The moai at Tahai are known for their unique designs—the Ahu Tahai, with its solitary weather-beaten moai stands at the center, flanked by Ahu Ko Te Riku, a single moai featuring painted eyes and a pukao headdress, and Ahu Vai Uri, with five moai of various sizes. The most spectacular time to visit the site is at dusk, when the coastal moai are dramatically silhouetted against the blazing sunset.
Archaeologists have long pondered the origins of Easter Island’s iconic moai, and the ancient stone quarry of Puna Pau provides an important piece of the puzzle. Carved into the sides of a volcanic crater, Puna Pau is the spot from which the red volcanic rock, or scoria, was mined and used to sculpt the “pukao"—the distinctive topknot that caps the heads of some moai.

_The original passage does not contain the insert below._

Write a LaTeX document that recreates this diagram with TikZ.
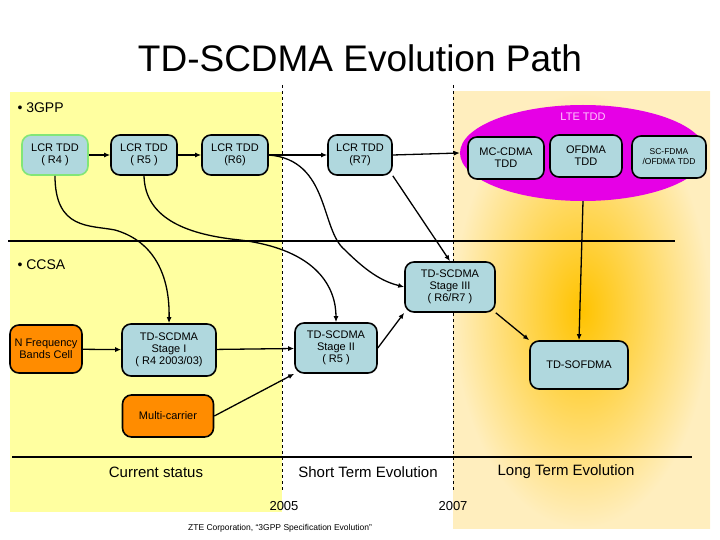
\documentclass[tikz,border=0pt]{standalone}
\usepackage{fontspec}
\setmainfont{Liberation Sans}
\usetikzlibrary{arrows.meta,shapes.geometric}
\definecolor{boxc}{RGB}{176,216,222}
\definecolor{orc}{RGB}{255,140,0}
\definecolor{yel}{RGB}{255,255,160}
\begin{document}
\begin{tikzpicture}[x=1pt,y=-1pt,
 bx/.style={draw=black,line width=1.6pt,rounded corners=9pt,fill=boxc,align=center,font=\fontsize{11}{12}\selectfont,inner sep=1pt},
 ob/.style={bx,fill=orc},
 ar/.style={-{Latex[length=6pt,width=5pt]},line width=1.3pt},
 dl/.style={dashed,line width=0.6pt},
 lbl/.style={font=\fontsize{15}{16}\selectfont}]
\useasboundingbox (0,0) rectangle (720,540);
\fill[yel] (10,92) rectangle (282,512);
\shade[inner color={rgb,255:red,255;green,195;blue,0},outer color={rgb,255:red,255;green,238;blue,190}] (453,92) rectangle (710,528);
\draw[dl] (282,85) -- (282,490);
\draw[dl] (453,85) -- (453,490);
\draw[line width=1.3pt] (8,241) -- (675,241);
\draw[line width=1.6pt] (12,457) -- (692,457);
\node[font=\fontsize{37}{40}\selectfont] (title) at (360,58) {TD-SCDMA Evolution Path};
\node[anchor=west,font=\fontsize{14}{15}\selectfont] (g3) at (14,108) {• 3GPP};
\node[anchor=west,font=\fontsize{14}{15}\selectfont] (cc) at (14,265) {• CCSA};
\node[ellipse,fill={rgb,255:red,230;green,0;blue,230},minimum width=246pt,minimum height=96pt,inner sep=0pt] (ell) at (583,153) {};
\node[text={rgb,255:red,255;green,200;blue,255},font=\fontsize{11}{12}\selectfont] (lte) at (583,117) {LTE TDD};
\node[bx,draw={rgb,255:red,130;green,230;blue,120},minimum width=66pt,minimum height=40pt] (r4) at (55,155) {LCR TDD\\( R4 )};
\node[bx,minimum width=66pt,minimum height=40pt] (r5) at (144,155) {LCR TDD\\( R5 )};
\node[bx,minimum width=66pt,minimum height=40pt] (r6) at (235,155) {LCR TDD\\(R6)};
\node[bx,minimum width=64pt,minimum height=40pt] (r7) at (360,155) {LCR TDD\\(R7)};
\node[bx,minimum width=76pt,minimum height=42pt] (mc) at (506,158) {MC-CDMA\\TDD};
\node[bx,minimum width=72pt,minimum height=42pt] (of) at (586,156) {OFDMA\\TDD};
\node[bx,minimum width=74pt,minimum height=42pt,font=\fontsize{8.5}{10}\selectfont] (sc) at (669,157) {SC-FDMA\\/OFDMA TDD};
\node[bx,minimum width=90pt,minimum height=50pt] (s3) at (450,287) {TD-SCDMA\\Stage III\\( R6/R7 )};
\node[bx,minimum width=94pt,minimum height=52pt] (s1) at (169,350) {TD-SCDMA\\Stage I\\( R4 2003/03)};
\node[bx,minimum width=82pt,minimum height=50pt] (s2) at (336,348) {TD-SCDMA\\Stage II\\( R5 )};
\node[bx,minimum width=98pt,minimum height=48pt] (so) at (579,365) {TD-SOFDMA};
\node[ob,minimum width=72pt,minimum height=48pt] (nf) at (46,349) {N Frequency\\Bands Cell};
\node[ob,minimum width=91pt,minimum height=42pt] (mcar) at (168,416) {Multi-carrier};
\node[lbl] (t1) at (156,472) {Current status};
\node[lbl] (t2) at (368,472) {Short Term Evolution};
\node[lbl] (t3) at (566,472) {Long Term Evolution};
\node[font=\fontsize{13}{14}\selectfont] (y1) at (284,506) {2005};
\node[font=\fontsize{13}{14}\selectfont] (y2) at (453,506) {2007};
\node[font=\fontsize{8.5}{10}\selectfont] (cr) at (280,528) {ZTE Corporation, “3GPP Specification Evolution”};
\draw[ar] (r4) -- (r5);
\draw[ar] (r5) -- (r6);
\draw[ar] (r6) -- (r7);
\draw[ar] (r7.east) -- (ell.west);
\draw[ar] (r6.east) .. controls (330,160) and (320,230) .. (345,250) .. controls (370,275) and (385,282) .. (s3.west);
\draw[ar] (r4.south) .. controls (55,230) and (90,225) .. (115,230) .. controls (150,240) and (170,270) .. (s1.north);
\draw[ar] (r5.south) .. controls (145,220) and (190,235) .. (240,240) .. controls (320,250) and (336,290) .. (s2.north);
\draw[ar] (r7.south east) -- (s3.north);
\draw[ar] (s3.south east) -- (so.north west);
\draw[ar] (ell.south) -- (so.north);
\draw[ar] (nf) -- (s1);
\draw[ar] (s1) -- (s2);
\draw[ar] (mcar.east) -- (s2.south west);
\draw[ar] (s2.east) -- (s3.south west);
\end{tikzpicture}
\end{document}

Dozens of pukao have been found around the island, all of which were made at Puna Pau, from where they were transported to the most important ahu (ceremonial sites)—no easy feat, as they measure between two and three meters in height and width and weigh up to 11 tons, and archaeologists are still unsure how this task was achieved. Today, around 30 of the pukao rocks can still be seen in and around Puna Pau, many of them adorned with petroglyphs.
An eerie cavern burrowing into the sea cliffs, Ana Kai Tangata is almost entirely hidden from view, camouflaged by the rocky coastline and lapping waves. Step inside the cave and you’ll soon realize why the spot is so renowned—the looming arches of black-rock are etched with an elaborate series of bird drawings, painted with a blend of natural earth and animal fats.
Thought to have been used by the island’s earliest settlers, the cave’s history remains a subject of speculation among archaeologists, but the name, which translates to the ambiguous "man eat cave," and the paintings, lend themselves to a number of theories. Most notable is the subject matter of the paintings—the manutaras, or black terns, depicted were also the focal point of Orongo’s annual Birdman ceremony, which took place during the autumn equinox and pitted Rapa Nui hopus (chiefs) against each other in a competition to retrieve a sacred manutara egg.
A short walk along the waterfront from Hanga Roa and overlooked by a lone moai, the sleepy harbor village of Hanga Piko is the main cargo port for Easter Island and the center of its small fishing industry. Most visitors come to Hanga Piko to enjoy a boat tour around the island, taking in coastal sights like the Tahai moai and the ceremonial village of Orongo before sailing around the offshore isles of Motu Iti, Motu Nui and Motu Kao Kao.
Back on dry land, Hanga Piko’s sole attraction is the weather-worn moai of Ahu Riata, but visit in the morning and you can watch the fishermen returning with their day’s catch, then pick up some fresh fish and seafood from the stalls along the quay.